* begin *

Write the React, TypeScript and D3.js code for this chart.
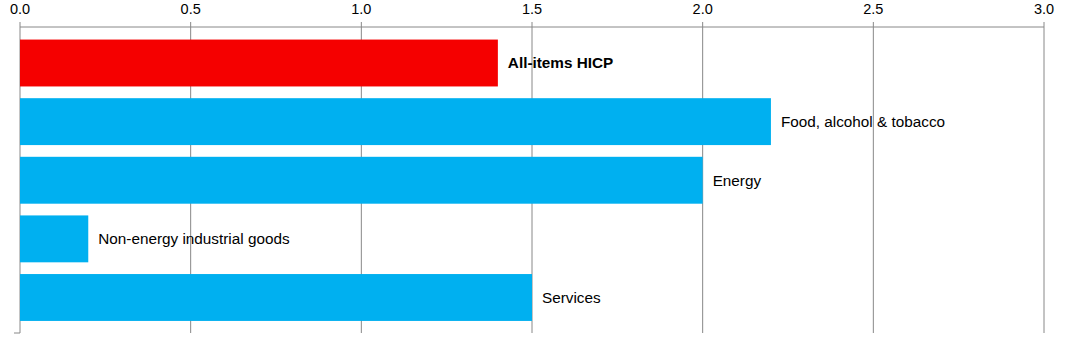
import React from "react";
import * as d3 from "d3";

const categories = ["All-items HICP", "Food, alcohol & tobacco", "Energy", "Non-energy industrial goods", "Services"];
const values = [1.4, 2.2, 2.0, 0.2, 1.5];
const highlight = [true, false, false, false, false];
const ticks = [0, 0.5, 1, 1.5, 2, 2.5, 3];

export default function App() {
  const W = 1068, H = 362;
  const x = d3.scaleLinear().domain([0, 3]).range([20, 1044]);
  const y = d3.scaleBand<string>().domain(categories).range([33.7, 326.8]).paddingInner(0.2).paddingOuter(0.1);
  const top = 27, bottom = 333;
  const font = "'Liberation Sans', Arial, sans-serif";
  return (
    <svg width={W} height={H} style={{ position: "absolute", left: 0, top: 0 }} fontFamily={font}>
      <rect width={W} height={H} fill="#fff" />
      {ticks.map((t) => (
        <g key={t}>
          <line x1={x(t)} x2={x(t)} y1={top - 5} y2={bottom} stroke="#888" strokeWidth={1} />
          <text x={x(t)} y={14} textAnchor="middle" fontSize={14.5} fill="#000">{t.toFixed(1)}</text>
        </g>
      ))}
      <line x1={x(0)} x2={x(3)} y1={top} y2={top} stroke="#888" strokeWidth={1} />
      <line x1={x(0) - 6} x2={x(0)} y1={bottom} y2={bottom} stroke="#888" strokeWidth={1} />
      {categories.map((c, i) => (
        <rect key={c} x={x(0)} y={y(c)} width={x(values[i]) - x(0)} height={y.bandwidth()} fill={highlight[i] ? "#f50000" : "#00b0f0"} />
      ))}
      {categories.map((c, i) => (
        <text key={c} x={x(values[i]) + 10} y={(y(c) as number) + y.bandwidth() / 2} dy="0.35em" fontSize={15.3} fontWeight={highlight[i] ? "bold" : "normal"} fill="#000">{c}</text>
      ))}
    </svg>
  );
}
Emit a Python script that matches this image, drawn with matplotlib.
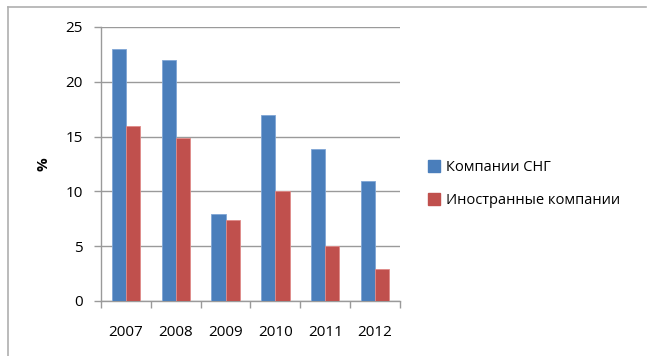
import numpy as np
import matplotlib.pyplot as plt
from matplotlib.lines import Line2D

years = ["2007", "2008", "2009", "2010", "2011", "2012"]
cis_companies = [23, 22, 7.9, 17, 13.9, 10.95]
foreign_companies = [16, 14.9, 7.4, 10, 5, 2.9]
series_names = ["Компании СНГ", "Иностранные компании"]

blue = "#4A7EBB"
red = "#C0504D"
grey = "#9A9A9A"

plt.rcParams["font.family"] = ["Open Sans", "DejaVu Sans"]

fig = plt.figure(figsize=(6.47, 3.56), dpi=100)
ax = fig.add_axes([101 / 647, 1 - 301 / 356, 299 / 647, 274 / 356])

x = np.arange(len(years))
w = 1 / 3.5
ax.bar(x - w / 2, cis_companies, w, color=blue, edgecolor="#7FA6D6", linewidth=0.6, zorder=3)
ax.bar(x + w / 2, foreign_companies, w, color=red, edgecolor="#E08A88", linewidth=0.6, zorder=3)

ax.set_xlim(-0.5, len(years) - 0.5)
ax.set_ylim(0, 25)
ax.set_yticks(range(0, 26, 5))
ax.yaxis.grid(True, color=grey, linewidth=1.0, zorder=0)

# category labels sit between the boundary ticks
ax.set_xticks(np.arange(-0.5, len(years)), minor=False)
ax.set_xticklabels([])
ax.set_xticks(x, minor=True)
ax.set_xticklabels(years, minor=True, fontsize=11)
ax.tick_params(axis="x", which="major", direction="out", length=5, color=grey, width=1)
ax.tick_params(axis="x", which="minor", length=0, pad=17)
ax.tick_params(axis="y", direction="out", length=5, color=grey, width=1, labelsize=11, pad=8)

for s in ["top", "right"]:
    ax.spines[s].set_visible(False)
for s in ["left", "bottom"]:
    ax.spines[s].set_color(grey)
    ax.spines[s].set_linewidth(1.0)

ax.set_ylabel("%", fontsize=11, fontweight="bold", labelpad=11)

handles = [Line2D([], [], marker="s", linestyle="none", markersize=8,
                  markerfacecolor=c, markeredgecolor=c) for c in (blue, red)]
fig.legend(handles, series_names, loc="center left",
           bbox_to_anchor=(414 / 647, 1 - 184 / 356), frameon=False,
           fontsize=10.5, handletextpad=0.3, labelspacing=1.2, handlelength=1.0)

# chart area border (top and left edges)
fig.add_artist(Line2D([8 / 647, 8 / 647], [0, 1 - 7 / 356], color="#AFAFAF", linewidth=1.2))
fig.add_artist(Line2D([8 / 647, 646 / 647], [1 - 7 / 356, 1 - 7 / 356], color="#AFAFAF", linewidth=1.2))

fig.savefig("out.png", dpi=100)
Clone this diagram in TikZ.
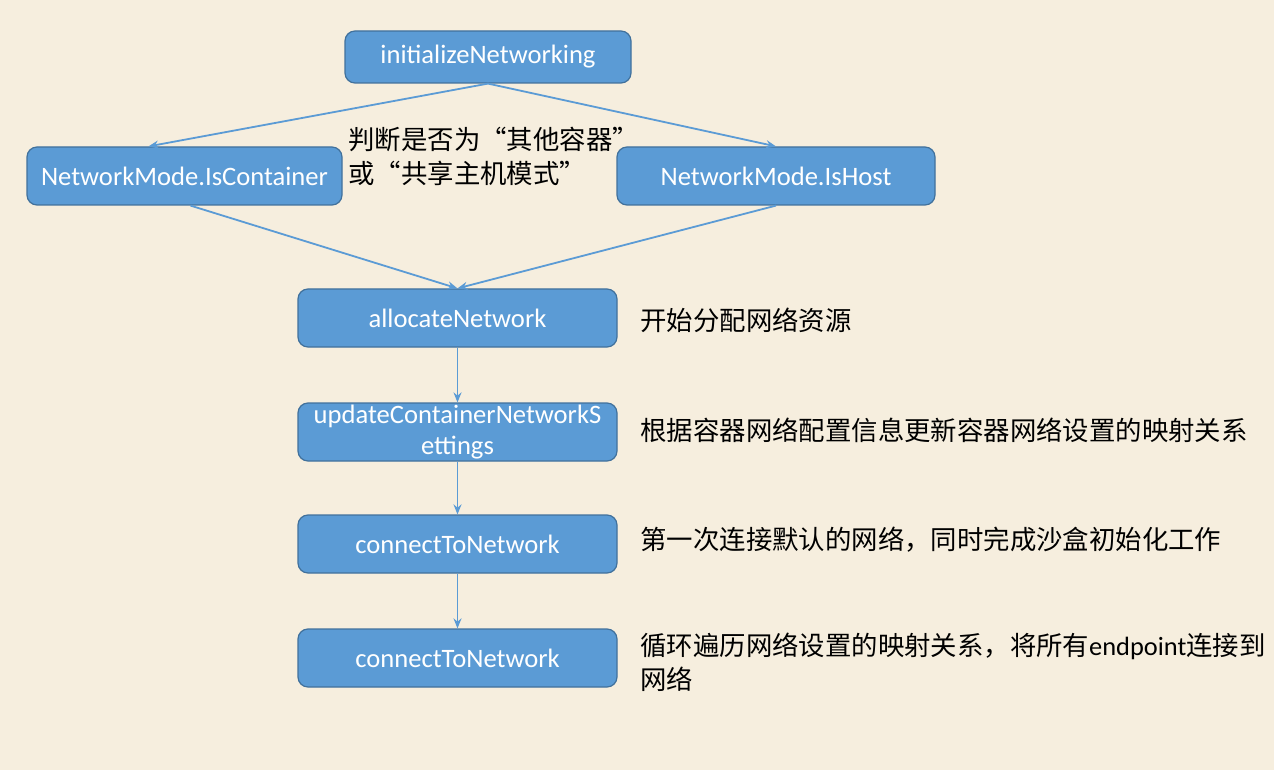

* end *

# Request:
Give back exactly the lines from the top of the records to the line containing "import * as", both included, and no pictures.

# Task answer:
Write the React, TypeScript and D3.js code for this chart.
import React from "react";
import * as d3 from "d3";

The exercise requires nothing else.